I was wondering if there are any large mouth bass in there or are they all small.


----------



## Nick (Jul 21, 2001)

there are largemouth in there, thats majority of what i caught. i'm pretty sure there is smallmouth and crappie in there too. its been awhile since i've fished there.


----------



## Flyersfan (Dec 5, 2003)

Thanks again Nick,
It's only about 15 minutes from the house. I'd Imagine those large mouths are pretty strong swimmin' in that current....can't wait for spring


----------



## Oyster (Jun 28, 2000)

In the spring you will also find rockfish below Rt.1.


----------



## Blloyd (Oct 26, 2004)

*south anna*

Haven't fished there in a while, but I used to fish it in Rockville. Would catch anything from largemouth to pike (rarely) to bream and crappie. When I was a little younger I would catch these strange silver fish (up to about 3lbs) in the deeper slower moving currents - I think they were actually herring?
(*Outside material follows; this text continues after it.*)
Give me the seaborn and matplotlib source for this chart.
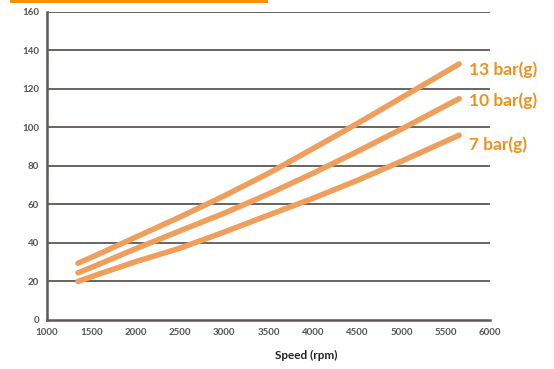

I used to just wade up and down the river with a backpack.


----------



## NTKG (Aug 16, 2003)

yeahp, all those are in there, those silvery fish arent herring, i forget what they were, but they just look like big shiners. i'll try and look it up


----------



## Nick (Jul 21, 2001)

i think those pike you were catching are actually chain pickeral. i used to have a creek behind my house when i lived in richmond that was full of them. i used the rapala weedless spoons and would catch them on about every cast fishing in lily pads. there really fun to catch on light tackle and put up a decent fight.


----------



## RogueRon (Nov 4, 2003)

*They are called suckers*

They will hit artificial stuff and actually fight hard.
I catch them frequently in the S. Anna, the James and upper chikahominy. I have heard that they are decent table fare as well. Try the float from rt. 33 to rt. 54. Awesome scenery, very peaceful and ultralight paradise. It is rare to catch anything huge, but the fish are always fighters and have awesome coloration, especially the sunfish. You can catch smallmouth and largemouth bass. Nice little floats so close to home.


----------



## Flyersfan (Dec 5, 2003)

Thanks guys,
I found a nice little spot that looks like it would be sweet in spring.
Nick, you're right they're chain pickerel. I used to catch them out of the Chickahominy on my lunch hour when I worked on that side of the county.
In the fall when the water gets cooler they go nuts for little minnows and black spinners, bring a pair of needle nose pliers or some hook extractors because they have a hell of a set of choppers!  

Oyster,
are the Rockfish are they decent size that far up river?


----------



## Oyster (Jun 28, 2000)

<10 lbs.


----------



## Flyersfan (Dec 5, 2003)

that's decent...what time they start showing up?


----------